Here are some of Druck’s more memorable quotes:
- “Coming out of the crisis… I was very fearful that the emergency days were over and that we were going to have a misallocation of resources.”
- “We are in the most innovative economic period since the late 1800s.”
- “There’s this belief at the fed that if you’re near the zero bound, you’re near inflation… But I’ve never seen an inflation because you’re near the zero bound.”
- “It’s very clear to me that you need a hurdle rate for investment and that if you don’t have a hurdle rate for investment, bad things happen.”
- “When I got in the business it became clear to me that macroeconomic statistics of precocity the economy, they’re really great at telling where you are and where you’ve been.
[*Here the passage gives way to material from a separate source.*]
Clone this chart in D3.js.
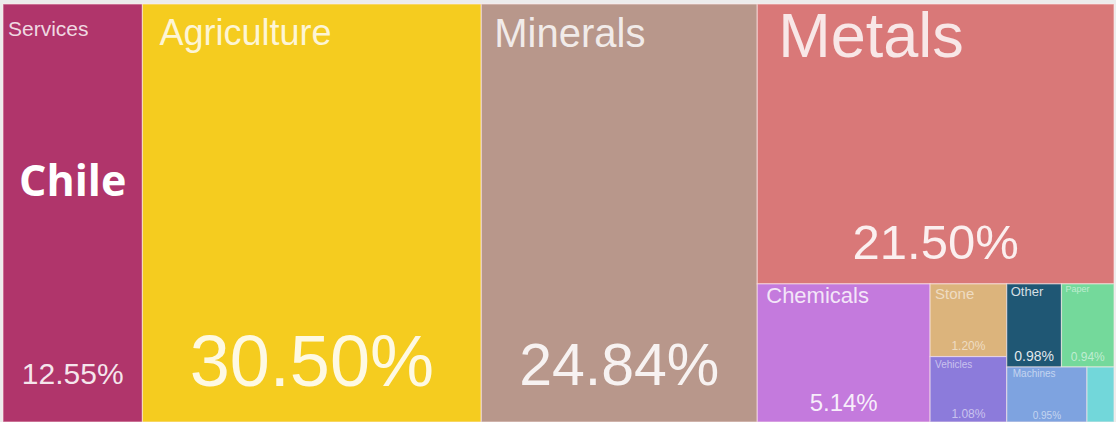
<!DOCTYPE html>
<html>
<head>
<meta charset="utf-8">
<script src="https://cdn.jsdelivr.net/npm/d3@7"></script>
<style>
  html, body { margin: 0; padding: 0; background: #ececec; }
  svg { display: block; }
</style>
</head>
<body>
<svg id="chart" width="1116" height="422"></svg>
<script>
// Chile export shares by product group (percent of total)
const categories = ["Services", "Agriculture", "Minerals", "Metals", "Chemicals",
                    "Stone", "Vehicles", "Other", "Paper", "Machines", "Plastics"];
const shares = [12.55, 30.50, 24.84, 21.50, 5.14, 1.20, 1.08, 0.98, 0.94, 0.95, 0.32];
const colors = ["#B0356B", "#F5CC1F", "#B8978B", "#D97878", "#C47ADD",
                "#DCB47C", "#8C7BDB", "#1F5774", "#74D99B", "#7EA3E0", "#72D7DA"];
const country = "Chile";

// Nesting of the tiles: "dice" splits left-to-right, "slice" top-to-bottom.
const nesting = {dir: "dice", children: [0, 1, 2,
  {dir: "slice", children: [3,
    {dir: "dice", children: [4,
      {dir: "dice", children: [
        {dir: "slice", children: [5, 6]},
        {dir: "slice", children: [
          {dir: "dice", children: [7, 8]},
          {dir: "dice", children: [9, 10]}
        ]}
      ]}
    ]}
  ]}
]};

// Text styling per tile: name label [size, dx, dy from top], value label [size, dy from bottom]
const textStyle = {
  Services:    {label: [21, 5, 32],  pct: [30, 38]},
  Agriculture: {label: [36, 17, 41], pct: [72, 36]},
  Minerals:    {label: [40, 13, 43], pct: [59, 37]},
  Metals:      {label: [63, 21, 53], pct: [49, 25]},
  Chemicals:   {label: [22, 9, 19],  pct: [24, 11]},
  Stone:       {label: [15, 5, 15],  pct: [12, 7],  faint: true},
  Vehicles:    {label: [10, 5, 11],  pct: [12, 4],  faint: true},
  Other:       {label: [13, 4, 12],  pct: [14, 6]},
  Paper:       {label: [9, 4, 8],    pct: [12, 6],  faint: true},
  Machines:    {label: [10, 6, 10],  pct: [10, 3],  faint: true},
  Plastics:    null
};

function build(node) {
  if (typeof node === "number") {
    return {name: categories[node], value: shares[node], color: colors[node]};
  }
  return {dir: node.dir, children: node.children.map(build)};
}

const svg = d3.select("#chart");
const frame = {left: 3, top: 4, right: 1114, bottom: 422};

const root = d3.hierarchy(build(nesting))
  .sum(d => d.value || 0);

d3.treemap()
  .size([frame.right - frame.left, frame.bottom - frame.top])
  .tile((node, x0, y0, x1, y1) => {
    (node.data.dir === "slice" ? d3.treemapSlice : d3.treemapDice)(node, x0, y0, x1, y1);
  })
  (root);

const leaves = root.leaves();

const cell = svg.append("g")
  .attr("transform", `translate(${frame.left},${frame.top})`)
  .selectAll("g")
  .data(leaves)
  .join("g");

cell.append("rect")
  .attr("x", d => d.x0)
  .attr("y", d => d.y0)
  .attr("width", d => d.x1 - d.x0)
  .attr("height", d => d.y1 - d.y0)
  .attr("fill", d => d.data.color)
  .attr("stroke", "rgba(255,235,235,0.55)")
  .attr("stroke-width", 1.2);

const fmt = v => d3.format(".2f")(v) + "%";
const font = "'Liberation Sans', Arial, sans-serif";

cell.filter(d => textStyle[d.data.name])
  .append("text")
  .attr("x", d => d.x0 + textStyle[d.data.name].label[1])
  .attr("y", d => d.y0 + textStyle[d.data.name].label[2])
  .attr("font-family", font)
  .attr("font-size", d => textStyle[d.data.name].label[0])
  .attr("fill", "#fff")
  .attr("fill-opacity", d => textStyle[d.data.name].faint ? 0.55 : 0.82)
  .text(d => d.data.name);

cell.filter(d => textStyle[d.data.name])
  .append("text")
  .attr("x", d => (d.x0 + d.x1) / 2)
  .attr("y", d => d.y1 - textStyle[d.data.name].pct[1])
  .attr("text-anchor", "middle")
  .attr("font-family", font)
  .attr("font-size", d => textStyle[d.data.name].pct[0])
  .attr("fill", "#fff")
  .attr("fill-opacity", d => textStyle[d.data.name].faint ? 0.55 : 0.88)
  .text(d => fmt(d.data.value));

// Country title over the first tile
svg.append("text")
  .attr("x", 19)
  .attr("y", 196)
  .attr("font-family", "'Open Sans', 'Liberation Sans', Arial, sans-serif")
  .attr("font-weight", "bold")
  .attr("font-size", 43)
  .attr("fill", "#fff")
  .text(country);
</script>
</body>
</html>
The best economic predictor is the inside of the stock market. The inside of the stock market right now isn’t saying we are gonna be in a recession but it is saying you better keep your eyes open.”
- “Those who believe the conflict between the U.S. and China is inevitable, you want the [economic or military] conflict to happen now… My impression is that Trump doesn’t want tariffs [with China.]”
Druckenmiller’s parting words were the most memorable. Responding to a question from the audience if the Fed is going to use negative rates, here’s what Druckenmiller said:
“They’re going to do the works. Stuff that I thought was brilliant in 2009 and should be used once every 50 years is now being discussed as part of the toolkit even for like a recession. I can easily see 2 Years easily going to zero, and I would say the odds are very high they would cut 50 to a 100 bps in the next year.Everything I see out of central banks globally is radical policies ahead.”